As global crude oil prices hover around a three-year low of $70 a barrel, there could be some respite for the Indian economy, but only if prices remain low for a sustained period. This could provide some respite for India’s oil import bill as well as easing of inflationary pressures.
Oil Secretary Pankaj Jain had on Thursday said that petrol and diesel prices may be cut soon if global crude oil prices remain low for an extended period of time.
Amidst lower demand and concerns over slower economic growth, Brent crude prices dipped below the $70 a barrel to $69.08 per barrel on September 10, which was the lowest since December 2021. On September 12, Brent crude prices were at close to $72 a dollar.
The average price of the Indian crude oil basket has also been trending downwards and has averaged $73.54 in September as against $89.44 in April this year. This is significantly lower than the Reserve Bank of India’s projection of average crude oil price at $85 per barrel this fiscal.
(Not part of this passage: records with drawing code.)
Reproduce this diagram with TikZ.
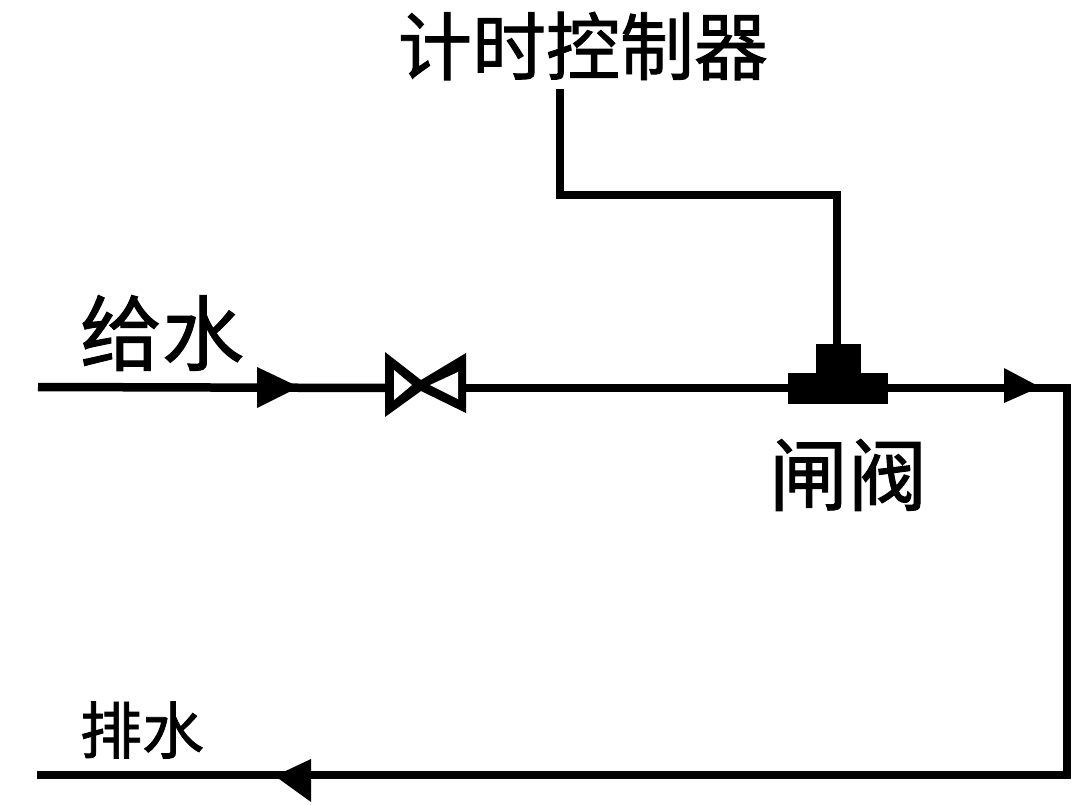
\documentclass[tikz,border=0pt]{standalone}
\usepackage{fontspec}
\newfontfamily\cjk[FakeBold=1.2]{Noto Sans CJK SC}
\tikzset{
  pipe/.style={line width=8.5pt,black,line join=miter},
  lbl/.style={inner sep=0pt,anchor=center,text=black},
  tri/.style={fill=black,draw=none}
}
\begin{document}
\begin{tikzpicture}[x=1pt,y=-1pt]
\useasboundingbox (0,0) rectangle (1088,804);
\fill[white] (0,0) rectangle (1088,804);
\node[lbl,font=\cjk\fontsize{74}{74}\selectfont] (ctrl) at (583,46) {计时控制器};
\node[lbl,font=\cjk\fontsize{82}{82}\selectfont] (feed) at (162,333) {给水};
\node[lbl,font=\cjk\fontsize{79}{79}\selectfont] (gate) at (848,475) {闸阀};
\node[lbl,font=\cjk\fontsize{62}{62}\selectfont] (drain) at (142,730) {排水};
\coordinate (in) at (38,387);
\coordinate (v1l) at (388,388);
\coordinate (v1r) at (464,388);
\coordinate (gl) at (788,388);
\coordinate (gr) at (888,388);
\coordinate (corner1) at (1067,388);
\coordinate (corner2) at (1067,775);
\coordinate (out) at (37,775);
\coordinate (ctop) at (560,89);
\coordinate (c1) at (560,195);
\coordinate (c2) at (837,195);
\coordinate (gt) at (837,345);
\draw[pipe] (in) -- (v1l);
\draw[pipe] (v1r) -- (gl);
\draw[pipe] (gr) -- (corner1) -- (corner2) -- (out);
\draw[pipe] (ctop) -- (c1) -- (c2) -- (gt);
\fill[tri] (257,367) -- (299,387) -- (257,408) -- cycle;
\fill[tri] (1004,368) -- (1040,387) -- (1004,403) -- cycle;
\fill[tri] (311,759) -- (275,776) -- (311,802) -- cycle;
\fill[black] (788,373) rectangle (888,404);
\fill[black] (816,344) rectangle (861,374);
\fill[black] (385,352) -- (421,380) -- (466,353) -- (466,413) -- (421,391) -- (385,417) -- cycle;
\fill[white] (394,370) -- (412,385) -- (394,400) -- cycle;
\fill[white] (458,372) -- (430,385) -- (458,399) -- cycle;
\end{tikzpicture}
\end{document}
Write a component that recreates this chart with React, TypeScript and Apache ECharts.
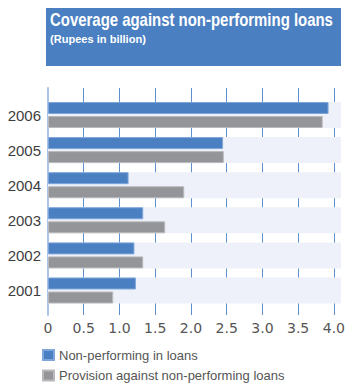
import React, { useEffect, useRef } from "react";
import * as echarts from "echarts";

const years = ["2001", "2002", "2003", "2004", "2005", "2006"];
const nonPerforming = [1.2, 1.18, 1.3, 1.1, 2.39, 3.83];
const provision = [0.89, 1.3, 1.6, 1.86, 2.4, 3.75];
const xTicks = { min: 0, max: 4, interval: 0.5 };
const seriesNames = ["Non-performing in loans", "Provision against non-performing loans"];
const titleText = "Coverage against non-performing loans";
const subtitleText = "(Rupees in billion)";

function measure(text: string, font: string): number {
  const c = document.createElement("canvas").getContext("2d");
  if (!c) return 1;
  c.font = font;
  return c.measureText(text).width || 1;
}

export default function App() {
  const ref = useRef<HTMLDivElement>(null);
  useEffect(() => {
    if (!ref.current) return;
    const chart = echarts.init(ref.current, null, { renderer: "svg" });
    const band = years.map(() => xTicks.max);
    const titleFont = "bold 18px 'Liberation Sans', Arial, sans-serif";
    const subFont = "bold 10.5px 'Liberation Sans', Arial, sans-serif";
    const titleScale = 283 / measure(titleText, titleFont);
    const subScale = 96 / measure(subtitleText, subFont);
    const legendText = { fontSize: 13, color: "#555", fontFamily: "'Liberation Sans', Arial, sans-serif" };
    chart.setOption({
      animation: false,
      graphic: [
        { type: "rect", shape: { x: 46, y: 8, width: 295, height: 58 }, style: { fill: "#4a7fc2" }, z: 10 },
        {
          type: "text", x: 50, y: 11, scaleX: titleScale, z: 11,
          style: { text: titleText, fill: "#fff", font: titleFont, verticalAlign: "top" },
        },
        {
          type: "text", x: 50, y: 33.5, scaleX: subScale, z: 11,
          style: { text: subtitleText, fill: "#fff", font: subFont, verticalAlign: "top" },
        },
      ],
      legend: [
        {
          left: 42, top: 348.5, padding: 0, itemWidth: 11, itemHeight: 10, icon: "rect",
          data: [seriesNames[0]], textStyle: legendText,
        },
        {
          left: 42, top: 369, padding: 0, itemWidth: 11, itemHeight: 10, icon: "rect",
          data: [seriesNames[1]], textStyle: legendText,
        },
      ],
      grid: [
        { left: 48, right: 7, top: 88, bottom: 69 },
        { left: 48, right: 7, top: 97.45, bottom: 384 - 308.05 },
      ],
      xAxis: [
        {
          type: "value", gridIndex: 0, min: xTicks.min, max: xTicks.max, interval: xTicks.interval,
          axisLine: { show: false }, axisTick: { show: false },
          splitLine: { show: true, lineStyle: { color: "#5e90d0", width: 1 } },
          axisLabel: {
            margin: 6, fontSize: 14, color: "#555", fontFamily: "'DejaVu Sans', sans-serif",
            formatter: (v: number) => (v === 0 ? "0" : v.toFixed(1)),
          },
        },
        {
          type: "value", gridIndex: 1, min: xTicks.min, max: xTicks.max, interval: xTicks.interval,
          show: false,
        },
      ],
      yAxis: [
        {
          type: "category", gridIndex: 0, data: years, show: true,
          axisLine: { show: true, lineStyle: { color: "#a9c4e8", width: 2 } },
          axisTick: { show: false }, axisLabel: { show: false },
        },
        {
          type: "category", gridIndex: 1, data: years,
          axisLine: { show: false }, axisTick: { show: false },
          axisLabel: { margin: 7, fontSize: 15, color: "#3d3d3d", fontFamily: "'Liberation Sans', Arial, sans-serif" },
        },
        {
          type: "category", gridIndex: 1, data: years, show: false,
        },
      ],
      series: [
        {
          type: "bar", xAxisIndex: 1, yAxisIndex: 2, data: band, barWidth: 26,
          itemStyle: { color: "#eef1f9" }, silent: true, z: 1,
        },
        {
          name: seriesNames[0], type: "bar", xAxisIndex: 1, yAxisIndex: 1, data: nonPerforming,
          barWidth: 12, barGap: "17%",
          itemStyle: { color: "#4a7fc2", borderColor: "#7ea6da", borderWidth: 1 }, z: 3,
        },
        {
          name: seriesNames[1], type: "bar", xAxisIndex: 1, yAxisIndex: 1, data: provision,
          barWidth: 12, barGap: "17%",
          itemStyle: { color: "#949598", borderColor: "#b9b9bb", borderWidth: 1 }, z: 3,
        },
      ],
    });
    return () => chart.dispose();
  }, []);
  return <div ref={ref} style={{ width: 348, height: 384, position: "absolute", left: 0, top: 0 }} />;
}
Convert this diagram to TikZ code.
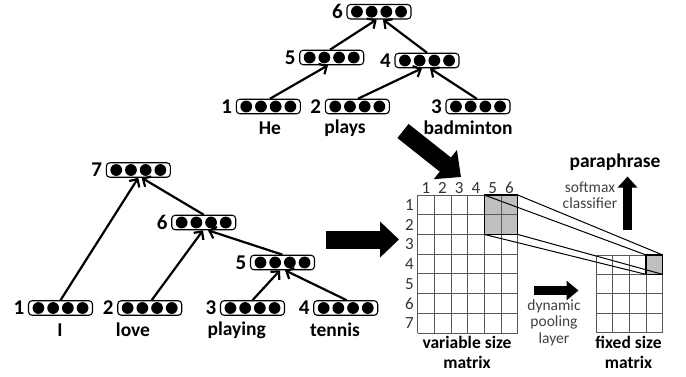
\documentclass[tikz,border=0pt]{standalone}
\usepackage{fontspec}
\setmainfont{Carlito}
\usetikzlibrary{arrows.meta,calc}
\begin{document}
\begin{tikzpicture}[x=1pt,y=-1pt,
  vecbox/.style={draw, line width=1.1pt, rounded corners=3.5pt, minimum width=64pt, minimum height=14.5pt, inner sep=0pt,
    path picture={\foreach \k in {-1.5,-0.5,0.5,1.5}{\fill ([xshift=\k*14.7pt]path picture bounding box.center) circle (5.9pt);}}},
  numlab/.style={font=\bfseries\fontsize{21}{21}\selectfont, inner sep=0pt},
  word/.style={font=\bfseries\fontsize{19.5}{19.5}\selectfont, inner sep=0pt},
  caption/.style={font=\bfseries\fontsize{17.5}{20}\selectfont, inner sep=0pt, align=center},
  small/.style={font=\fontsize{15.5}{16.5}\selectfont, text=black!75, inner sep=0pt, align=center},
  digit/.style={font=\fontsize{17}{17}\selectfont, text=black!80, inner sep=0pt},
  arr/.style={line width=2.2pt, -{Straight Barb[length=6pt,width=12pt]}},
  gridline/.style={draw=black!65, line width=0.8pt},
  bigarrow/.style={line width=18pt, -{Triangle[length=20pt,width=36pt]}},
  midarrow/.style={line width=9pt, -{Triangle[length=12pt,width=19pt]}},
]
\useasboundingbox (0,0) rectangle (686,376);

% ---------- top tree ----------
\node[vecbox, label={[numlab,label distance=3.5pt]left:6}] (T6) at (379,11.7) {};
\node[vecbox, label={[numlab,label distance=3.5pt]left:5}] (T5) at (331.7,57.5) {};
\node[vecbox, label={[numlab,label distance=3.5pt]left:4}] (T4) at (427,60.5) {};
\node[vecbox, label={[numlab,label distance=3.5pt]left:1}] (T1) at (268.3,106.5) {};
\node[vecbox, label={[numlab,label distance=3.5pt]left:2}] (T2) at (357.3,106.5) {};
\node[vecbox, label={[numlab,label distance=3.5pt]left:3}] (T3) at (478,106.5) {};
\node[word] (wHe) at (270,128) {He};
\node[word] (wplays) at (345,128) {plays};
\node[word] (wbad) at (468,128) {badminton};

\draw[arr] ([xshift=1.7pt]T1.north) -- ([xshift=-3.7pt]T5.south);
\draw[arr] ([xshift=0.7pt]T2.north) -- ([xshift=-5pt]T4.south);
\draw[arr] ([xshift=-1.3pt]T3.north) -- ([xshift=3pt]T4.south);
\draw[arr] ([xshift=-1.7pt]T5.north) -- ([xshift=-2.3pt]T6.south);
\draw[arr] ([xshift=0pt]T4.north) -- ([xshift=4pt]T6.south);

% ---------- bottom tree ----------
\node[vecbox, label={[numlab,label distance=3.5pt]left:7}] (B7) at (138.3,170) {};
\node[vecbox, label={[numlab,label distance=3.5pt]left:6}] (B6) at (203.7,222.5) {};
\node[vecbox, label={[numlab,label distance=3.5pt]left:5}] (B5) at (282.5,262.5) {};
\node[vecbox, label={[numlab,label distance=3.5pt]left:1}] (B1) at (60.5,308) {};
\node[vecbox, label={[numlab,label distance=3.5pt]left:2}] (B2) at (149.7,308) {};
\node[vecbox, label={[numlab,label distance=3.5pt]left:3}] (B3) at (252.5,308) {};
\node[vecbox, label={[numlab,label distance=3.5pt]left:4}] (B4) at (345.7,308) {};
\node[word] (wI) at (60,330) {I};
\node[word] (wlove) at (133,330) {love};
\node[word] (wplaying) at (236.7,330) {playing};
\node[word] (wtennis) at (335,330) {tennis};

\draw[arr] (B1.north) -- (B7.south);
\draw[arr] ([xshift=2pt]B2.north) -- ([xshift=-0.7pt]B6.south);
\draw[arr] (B3.north) -- ([xshift=-2.5pt]B5.south);
\draw[arr] ([xshift=1pt]B4.north) -- ([xshift=2.5pt]B5.south);
\draw[arr] (B6.north) -- ([xshift=3.4pt]B7.south);
\draw[arr] (B5.north) -- ([xshift=4.3pt]B6.south);

% ---------- big arrows ----------
\coordinate (da1) at (403,131);
\coordinate (da2) at (461,177);
\draw[bigarrow] (da1) -- (da2);
\coordinate (ha1) at (326,239.5);
\coordinate (ha2) at (399,239.5);
\draw[bigarrow, -{Triangle[length=19pt,width=35pt]}] (ha1) -- (ha2);
\coordinate (pa1) at (534,290.5);
\coordinate (pa2) at (578.5,290.5);
\draw[midarrow] (pa1) -- (pa2);
\coordinate (sa1) at (627.5,229.5);
\coordinate (sa2) at (627.5,176.5);
\draw[midarrow, line width=8.5pt, -{Triangle[length=11pt,width=19pt]}] (sa1) -- (sa2);

% ---------- variable size matrix ----------
\fill[gray!50] (484.3,195) rectangle (517.7,234.4);
\foreach \i in {0,...,6} \draw[gridline] ({417.5+\i*16.7},195) -- ({417.5+\i*16.7},332.9);
\foreach \j in {0,...,7} \draw[gridline] (417.5,{195+\j*19.7}) -- (517.7,{195+\j*19.7});
\draw[line width=1.3pt] (484.3,195) rectangle (517.7,234.4);
\foreach \i in {1,...,6} \node[digit] at ({417.5+(\i-0.5)*16.7},188) {\i};
\foreach \j in {1,...,7} \node[digit] at (409.5,{195+(\j-0.5)*19.7}) {\j};

% ---------- fixed size matrix ----------
\fill[gray!50] (646.1,255) rectangle (662.8,274.4);
\foreach \i in {0,...,4} \draw[gridline] ({596+\i*16.7},255) -- ({596+\i*16.7},332.6);
\foreach \j in {0,...,4} \draw[gridline] (596,{255+\j*19.4}) -- (662.8,{255+\j*19.4});
\draw[line width=1.3pt] (646.1,255) rectangle (662.8,274.4);

% ---------- projection lines ----------
\draw[line width=1pt] (484.3,195) -- (646.1,255);
\draw[line width=1pt] (517.7,195) -- (662.8,255);
\draw[line width=1pt] (484.3,234.4) -- (646.1,274.4);
\draw[line width=1pt] (517.7,234.4) -- (662.8,274.4);

% ---------- texts ----------
\node[font=\bfseries\fontsize{19.5}{19.5}\selectfont, inner sep=0pt] (para) at (615,161.7) {paraphrase};
\node[small] (soft) at (590,195) {softmax\\classifier};
\node[small] (dyn) at (554,322.5) {dynamic\\pooling\\layer};
\node[caption] (vcap) at (467,352.5) {variable size\\matrix};
\node[caption] (fcap) at (628.5,352.5) {fixed size\\matrix};
\end{tikzpicture}
\end{document}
Analysts believe that prices may not remain this low for an extended period but believe that if it does it could have a positive impact on the domestic economy, especially in terms of the import bill.
“In FY24, of the total imports of $675 billion, India’s oil bill was $180 billion. The softening of prices will be helpful to control the import bill,” said Madan Sabnavis, chief economist, Bank of Baroda, adding that this should be a stabilising factor for the rupee which is holding good at just below the $84 level.
The impact on CPI inflation would depend a lot on how the benefits of lower crude oil play out, he said, adding that the products where prices are driven by market like aviation turbine fuel should move downwards. “However, fuel prices at the petrol pumps will depend on whether the centre and states decide to pass on the benefit. But from the point of view of CPI inflation, stabile prices or a downward movement are the two possibilities depending on government action,” he said.
Wholesale price inflation is however likely to see a downward trend while the Centre’s subsidy bill on cooking gas and fertilizers could also see some reduction.
Emkay Global Financial Services in a note said there could be a cut in retail prices of oil and diesel only toward Diwali and before the model code of conduct for Maharashtra Elections. This could be Rs 2 per litre each for petrol and diesel and possibly coupled with an equivalent increase in excise duty.
“We believe there are expectations of a retail price cut in auto-fuels for OMCs (IOCL, BPCL, and HPCL) amid the upcoming state elections. While we do not rule out the same, the model code of conduct for J&K and Haryana is on for a month,” it said, adding that during the next one month OMCs can earn supernormal marketing margins, covering LPG under-recoveries and inventory losses to a large extent.
Prabhudas Lilladher however said in a note that it expects oil prices to rebound to $ 75- $ 80 per barrel in the near term as OPEC+ delays its planned rise in production. “Recent global developments leading to ample supplies amid weaker demand prospects have pushed Brent oil prices to lows of about $ 71 per barrel,” it said.